There are many factors contributing to this strange state of affairs, many of which I’d like to talk about separately, but one stands out as being perhaps the hardest to overcome. Perhaps because of the upper-class history of much traditional art, great artists themselves are not afforded anywhere near the same kind of public respect as they are elsewhere. The Indian government does not bother itself with promotion of the arts, especially as it attempts to modernize the nation while keeping the culture ‘intact’ (the ultimate fool’s gold of post-colonialism). The ultimate realization of this strange mixture of disinterest and ineptitude took place more than thirty years ago, yet still casts a long shadow. It had to do with two of the greatest figures in Indian art, years after they were both dead and their work was thought to be beyond routine question. The first of these two men had once offered this plea to his fellow countrymen, against an ethnocentric, overly polemical approach to the arts:
“When in the name of Indian art, we cultivate with deliberate aggressiveness a certain bigotry born of habit of a past generation, we smother our soul under idiosyncrasies unearthed from buried centuries. These are like masks with exaggerated grimaces that fail to respond to the ever-changing play of life… I strongly urge our artists to vehemently deny their obligation… to produce something that can be labeled as ‘Indian art’ by conforming to old-world mannerisms. Let them proudly refuse to be herded into a pen like branded animals that are treated as cattle and not as cows.”

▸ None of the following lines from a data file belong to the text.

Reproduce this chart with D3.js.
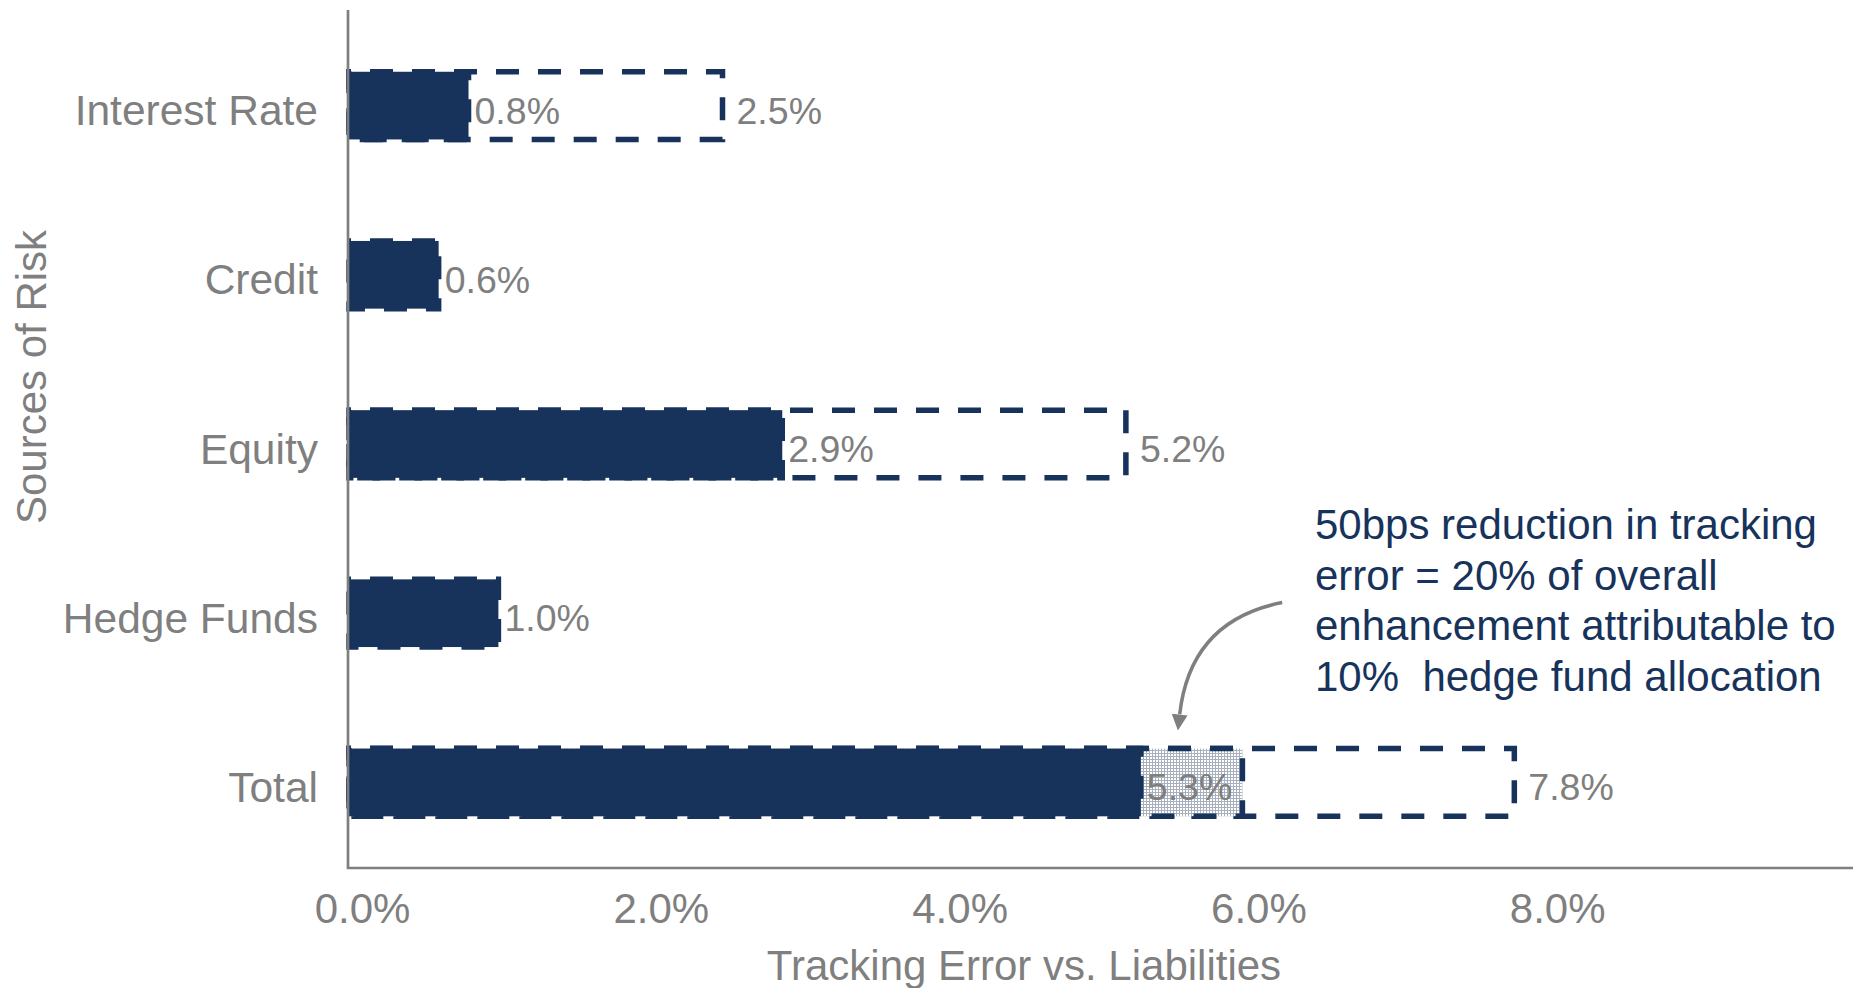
<!DOCTYPE html>
<html lang="en">
<head>
<meta charset="UTF-8">
<title>Sources of Risk - Tracking Error vs. Liabilities</title>
<style>
  body { margin: 0; background: #fff; }
  svg { display: block; font-family: "Liberation Sans", Arial, sans-serif; }
</style>
</head>
<body>
<svg id="chart"></svg>
<script src="https://d3js.org/d3.v7.min.js"></script>
<script>
// data
const categories = ["Interest Rate", "Credit", "Equity", "Hedge Funds", "Total"];
// tracking error with the hedge fund allocation (solid bars)
const currentTE = [0.8, 0.6, 2.9, 1.0, 5.3];
// tracking error before (dashed outline)
const previousTE = [2.5, null, 5.2, null, 7.8];
// total without the hedge fund allocation (patterned piece)
const withoutHedgeTE = [null, null, null, null, 5.98];
const xTicks = [0, 2, 4, 6, 8];
const noteLines = [
  "50bps reduction in tracking",
  "error = 20% of overall",
  "enhancement attributable to",
  "10%  hedge fund allocation"
];

const width = 1861, height = 988;
const navy = "#17335b", grey = "#7f7f7f";
const font = '"Liberation Sans", Arial, sans-serif';

const rows = categories.map((c, i) => ({
  cat: c, cur: currentTE[i], prev: previousTE[i], noHf: withoutHedgeTE[i]
}));

const svg = d3.select("#chart").attr("width", width).attr("height", height);

const x = d3.scaleLinear().domain([0, 10]).range([349, 1843]);
const y = d3.scaleBand().domain(categories).range([21, 867])
  .paddingInner(0.6).paddingOuter(0.3);
const bw = y.bandwidth();

const defs = svg.append("defs");
const pat = defs.append("pattern")
  .attr("id", "smallGrid")
  .attr("width", 3).attr("height", 3)
  .attr("patternUnits", "userSpaceOnUse");
pat.append("rect").attr("width", 3).attr("height", 3).attr("fill", "#fff");
pat.append("path").attr("d", "M0,0.5H3M0.5,0V3")
  .attr("stroke", "#a9b0bd").attr("stroke-width", 1);

defs.append("marker")
  .attr("id", "arrowHead")
  .attr("viewBox", "0 -5 10 10")
  .attr("refX", 0).attr("refY", 0)
  .attr("markerUnits", "userSpaceOnUse")
  .attr("markerWidth", 16).attr("markerHeight", 16)
  .attr("orient", "auto")
  .append("path").attr("d", "M0,-5L10,0L0,5Z").attr("fill", grey);

// dashed outline used on every bar
function dashed(sel) {
  return sel.attr("stroke", navy)
    .attr("stroke-width", 5.5)
    .attr("stroke-dasharray", "23,19")
    .attr("stroke-dashoffset", 21);
}

const bars = svg.append("g");

// before: dashed outline boxes
bars.selectAll("rect.prev")
  .data(rows.filter(d => d.prev != null))
  .join("rect")
  .attr("class", "prev")
  .attr("x", x(0))
  .attr("y", d => y(d.cat))
  .attr("width", d => x(d.prev) - x(0))
  .attr("height", bw)
  .attr("fill", "none")
  .call(dashed);

// total without hedge funds: patterned
bars.selectAll("rect.nohf")
  .data(rows.filter(d => d.noHf != null))
  .join("rect")
  .attr("class", "nohf")
  .attr("x", x(0))
  .attr("y", d => y(d.cat))
  .attr("width", d => x(d.noHf) - x(0))
  .attr("height", bw)
  .attr("fill", "url(#smallGrid)")
  .call(dashed);

// current: solid bars
bars.selectAll("rect.cur")
  .data(rows)
  .join("rect")
  .attr("class", "cur")
  .attr("x", x(0))
  .attr("y", d => y(d.cat))
  .attr("width", d => x(d.cur) - x(0))
  .attr("height", bw)
  .attr("fill", navy)
  .call(dashed);

const fmt = v => v.toFixed(1) + "%";

// value labels
bars.selectAll("text.curLab")
  .data(rows)
  .join("text")
  .attr("class", "curLab")
  .attr("x", d => x(d.cur) + 6)
  .attr("y", d => y(d.cat) + bw / 2 + 18)
  .attr("fill", grey)
  .style("font-size", "37.5px")
  .text(d => fmt(d.cur));

bars.selectAll("text.prevLab")
  .data(rows.filter(d => d.prev != null))
  .join("text")
  .attr("class", "prevLab")
  .attr("x", d => x(d.prev) + 14)
  .attr("y", d => y(d.cat) + bw / 2 + 18)
  .attr("fill", grey)
  .style("font-size", "37.5px")
  .text(d => fmt(d.prev));

// axes
const axisBottomY = 868;
svg.append("path")
  .attr("d", `M${x(0) - 1},10V${axisBottomY}H1853`)
  .attr("fill", "none")
  .attr("stroke", grey)
  .attr("stroke-width", 2.7);

const xAxis = svg.append("g")
  .attr("transform", `translate(0,${axisBottomY})`)
  .call(d3.axisBottom(x).tickValues(xTicks).tickFormat(fmt).tickSize(0).tickPadding(25));
xAxis.select(".domain").remove();
xAxis.selectAll("text")
  .attr("dx", 13)
  .attr("fill", grey)
  .style("font-size", "42px")
  .style("font-family", font);

const yAxis = svg.append("g")
  .attr("transform", `translate(${x(0)},0)`)
  .call(d3.axisLeft(y).tickSize(0).tickPadding(31));
yAxis.select(".domain").remove();
yAxis.selectAll("text")
  .attr("dy", "0.46em")
  .attr("fill", grey)
  .style("font-size", "42.5px")
  .style("font-family", font);

// axis titles
svg.append("text")
  .attr("x", 1024)
  .attr("y", 980)
  .attr("text-anchor", "middle")
  .attr("fill", grey)
  .style("font-size", "42px")
  .text("Tracking Error vs. Liabilities");

svg.append("text")
  .attr("transform", "rotate(-90)")
  .attr("x", -377)
  .attr("y", 46)
  .attr("text-anchor", "middle")
  .attr("fill", grey)
  .style("font-size", "42px")
  .text("Sources of Risk");

// annotation + arrow pointing at the total bar
const tipX = x(5.55), tipY = y("Total") - 18;
svg.append("path")
  .attr("d", `M${tipX + 104},${tipY - 128}Q${tipX + 12},${tipY - 110} ${tipX + 1.5},${tipY - 16}`)
  .attr("fill", "none")
  .attr("stroke", grey)
  .attr("stroke-width", 3.5)
  .attr("marker-end", "url(#arrowHead)");

svg.append("text")
  .attr("x", 1315)
  .attr("y", 539)
  .attr("fill", navy)
  .style("font-size", "42px")
  .style("white-space", "pre")
  .selectAll("tspan")
  .data(noteLines)
  .join("tspan")
  .attr("x", 1315)
  .attr("dy", (d, i) => i === 0 ? 0 : 50.5)
  .text(d => d);
</script>
</body>
</html>
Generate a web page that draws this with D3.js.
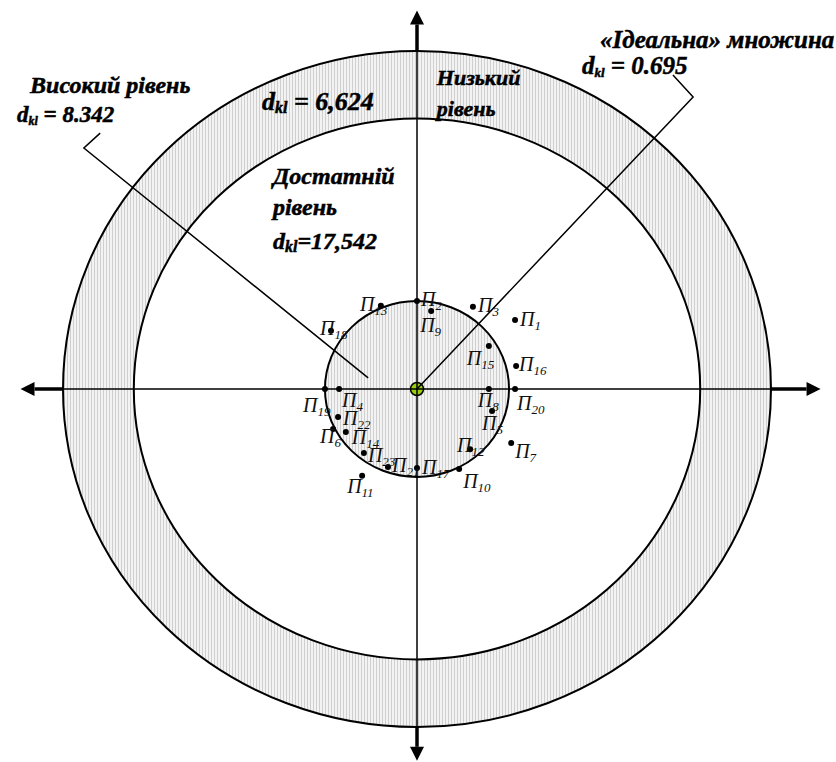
<!DOCTYPE html>
<html>
<head>
<meta charset="utf-8">
<script src="https://cdn.jsdelivr.net/npm/d3@7"></script>
<style>
  body { margin: 0; background: #fff; }
</style>
</head>
<body>
<div id="chart-area"></div>
<script>
// levels (radius in chart units, outer = 100)
var levelRadius = [100, 80, 26];

// points П1..П23 in chart units (centre = 0,0)
var pointNames = ["1","2","3","4","5","6","7","8","9","10","11","12","13","14","15","16","17","18","19","20","21","22","23"];
var pointX = [27.7, 0, 15.8, -22.0, 21.2, -23.7, 26.6, 20.3, 4.0, 11.9, -15.5, 15.0, -10.2, -20.1, 20.3, 28.0, 0, -24.3, -26.0, 27.7, -8.2, -22.3, -15.0];
var pointY = [20.4, 26.0, 24.3, 0, -6.5, -11.8, -16.0, 0, 23.1, -23.7, -25.7, -17.8, 24.6, -12.7, 12.7, 6.8, -23.4, 17.2, 0, 0, -23.1, -8.3, -18.9];

// callout leader lines
var leaderHigh = [[-89.5, 75.7], [-94.1, 71.3], [-13.8, 3.3]];
var leaderIdeal = [[72.3, 92.9], [78.0, 86.4], [0, 0]];

// axis ends
var xAxisEnds = [-112, 114];
var yAxisEnds = [-110, 112];

// label offsets in px (dx, dy) from each point
var labelOffset = [[5,6],[4,5],[5,5],[3,18],[-10,19],[-13,14],[4,15],[-11,18],[-11,21],[4,19],[-15,17],[-13,3],[-21,5],[6,12],[-22,19],[3,5],[5,6],[-11,4],[-22,23],[2,21],[4,5],[5,8],[4,9]];

const WIDTH = 836, HEIGHT = 762;
const FONT = "'Liberation Serif', 'Times New Roman', Times, serif";

const svg = d3.select("#chart-area").append("svg")
  .attr("width", WIDTH)
  .attr("height", HEIGHT)
  .style("font-family", FONT)
  .style("font-style", "italic");

var xScale = d3.scaleLinear().domain([-100, 100]).range([63, 771]);
var yScale = d3.scaleLinear().domain([-100, 100]).range([727, 51]);
var pxX = d => xScale(d) - xScale(0);
var pxY = d => yScale(0) - yScale(d);

// hatch pattern
var defs = svg.append("defs");
var pat = defs.append("pattern")
  .attr("id", "hatch")
  .attr("patternUnits", "userSpaceOnUse")
  .attr("width", 3).attr("height", 3);
pat.append("rect").attr("width", 3).attr("height", 3).attr("fill", "#f3f3f3");
pat.append("rect").attr("x", 1).attr("width", 1).attr("height", 3).attr("fill", "#cfcfcf");

var levelFill = ["url(#hatch)", "#fff", "url(#hatch)"];

svg.selectAll("ellipse.level")
  .data(levelRadius)
  .enter().append("ellipse")
  .attr("class", "level")
  .attr("cx", xScale(0))
  .attr("cy", yScale(0))
  .attr("rx", d => pxX(d))
  .attr("ry", d => pxY(d))
  .attr("fill", (d, i) => levelFill[i])
  .attr("stroke", "#000")
  .attr("stroke-width", 2);

// green centre
svg.append("circle")
  .attr("cx", xScale(0)).attr("cy", yScale(0))
  .attr("r", 6.5)
  .attr("fill", "#9acd10")
  .attr("stroke", "#000")
  .attr("stroke-width", 1.5);

// axes: thin inside outer ring, thick outside, arrows at ends
var axisG = svg.append("g").attr("stroke", "#000");
axisG.append("line")
  .attr("x1", xScale(-100)).attr("x2", xScale(100))
  .attr("y1", yScale(0)).attr("y2", yScale(0))
  .attr("stroke-width", 1.5);
axisG.append("line")
  .attr("x1", xScale(0)).attr("x2", xScale(0))
  .attr("y1", yScale(-100)).attr("y2", yScale(100))
  .attr("stroke-width", 1.5);

var head = 14, half = 7;
function arrow(x0, y0, x1, y1) {
  // thick shaft from (x0,y0) to tip (x1,y1)
  var dx = x1 - x0, dy = y1 - y0, len = Math.hypot(dx, dy);
  var ux = dx / len, uy = dy / len;
  var bx = x1 - ux * head, by = y1 - uy * head;
  axisG.append("line")
    .attr("x1", x0).attr("y1", y0).attr("x2", bx).attr("y2", by)
    .attr("stroke-width", 3.5);
  axisG.append("path")
    .attr("d", d3.line()([[x1, y1], [bx - uy * half, by + ux * half], [bx + uy * half, by - ux * half]]) + "Z")
    .attr("fill", "#000").attr("stroke", "none");
}
arrow(xScale(-100), yScale(0), xScale(xAxisEnds[0]), yScale(0));
arrow(xScale(100), yScale(0), xScale(xAxisEnds[1]), yScale(0));
arrow(xScale(0), yScale(100), xScale(0), yScale(yAxisEnds[1]));
arrow(xScale(0), yScale(-100), xScale(0), yScale(yAxisEnds[0]));

// leader lines
var leader = d3.line().x(d => xScale(d[0])).y(d => yScale(d[1]));
[leaderHigh, leaderIdeal].forEach(function (pts) {
  svg.append("path")
    .attr("d", leader(pts))
    .attr("fill", "none")
    .attr("stroke", "#000")
    .attr("stroke-width", 1.5);
});

// points
var pts = pointNames.map((n, i) => ({ name: n, x: pointX[i], y: pointY[i], off: labelOffset[i] }));

svg.selectAll("circle.pt")
  .data(pts)
  .enter().append("circle")
  .attr("class", "pt")
  .attr("cx", d => xScale(d.x))
  .attr("cy", d => yScale(d.y))
  .attr("r", 3)
  .attr("fill", "#000");

var lab = svg.selectAll("text.pt")
  .data(pts)
  .enter().append("text")
  .attr("class", "pt")
  .attr("x", d => xScale(d.x) + d.off[0])
  .attr("y", d => yScale(d.y) + d.off[1])
  .attr("font-size", 20)
  .attr("fill", "#111");
lab.append("tspan").text("П");
lab.append("tspan").attr("dy", 4).attr("font-size", 13).text(d => d.name);

// annotations (bold italic, slightly heavier like the scanned original)
function boldText(x, y, size) {
  return svg.append("text")
    .attr("x", xScale(x)).attr("y", yScale(y))
    .attr("font-size", size)
    .attr("font-weight", "bold")
    .attr("stroke", "#000")
    .attr("stroke-width", 0.5);
}
function dkl(x, y, size, subSize, rest) {
  var t = boldText(x, y, size);
  t.append("tspan").text("d");
  t.append("tspan").attr("dy", 3).attr("font-size", subSize).text("kl");
  t.append("tspan").attr("dy", -3).text(rest);
}
function label(x, y, size, str) {
  boldText(x, y, size).text(str);
}

label(-109.3, 87.6, 24, "Високий рівень");
dkl(-113, 79.0, 23, 12, " = 8.342");

label(51.7, 100.9, 25, "«Ідеальна» множина");
dkl(46.6, 93.2, 25, 13, " = 0.695");

label(5.6, 89.9, 22, "Низький");
label(5.6, 80.8, 22, "рівень");

dkl(-43.8, 82.5, 26, 16, " = 6,624");

label(-40.7, 60.7, 24, "Достатній");
label(-40.7, 51.5, 24, "рівень");
dkl(-40.7, 41.4, 24, 16, "=17,542");
</script>
</body>
</html>
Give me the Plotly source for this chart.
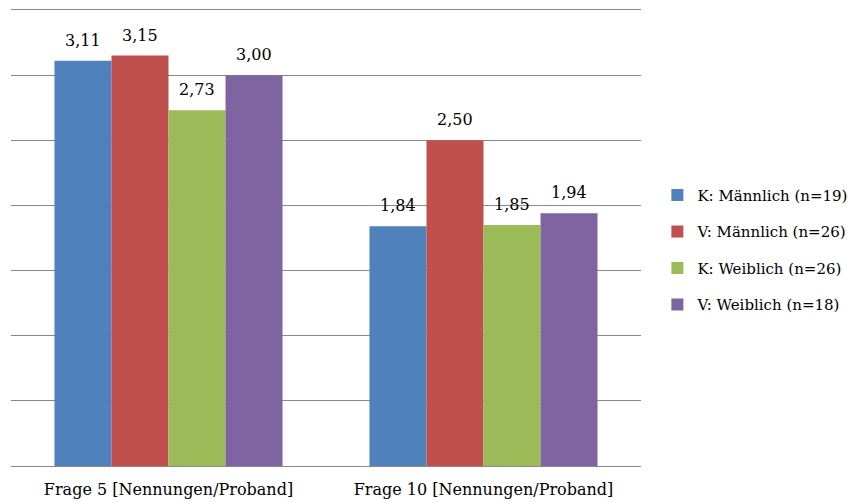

It’s remarkable that such strong words uttered almost a century ago have not diminished in their instructive value. The speaker was the subject of my next article, Rabindranath Tagore himself an astonishing late-bloomer of a visual artist whose lack of formal training was if anything a boon, granting him a textural and chromatic sensitivity that was riveting in its perfectly integrated, seemingly casual balance of calm and violence. This overwhelming sense of will manifested through medium also imbues the work of Tagore’s colleague at Shantiniketan, the great sculptor and painter Ramkinkar Vaij. Neither men were interested in classical notions of what art ‘should be’, in the Indian nor Western consciousness, instead aiming to create a unique new form- one that reflected its origins without being focused on them.
In 1984, a bronze bust of Tagore, made by Vaij, was installed on a promenade along Lake Balaton in the town of Balatonfure, Hungary, where Tagore had received medical treatments in 1926. When West Bengal’s Cultural Minister, Jatin Chakraborty, unveiled the bust in a special ceremony, he remarked that it didn’t really “look like” Tagore, and that it would probably have to be replaced. Eventually, enough outcry from figures such as Satyajit Ray meant the upset was forgotten. The bust has since been replicated by the Indian government and gifted to countries such as Israel and Finland.
What is there to say to an arts establishment like that? Not much that Tagore didn’t already sum up so succinctly- that it is, sadly but finally, up to our contemporary artists to “refuse to be herded into a pen like branded animals that are treated as cattle and not as cows.”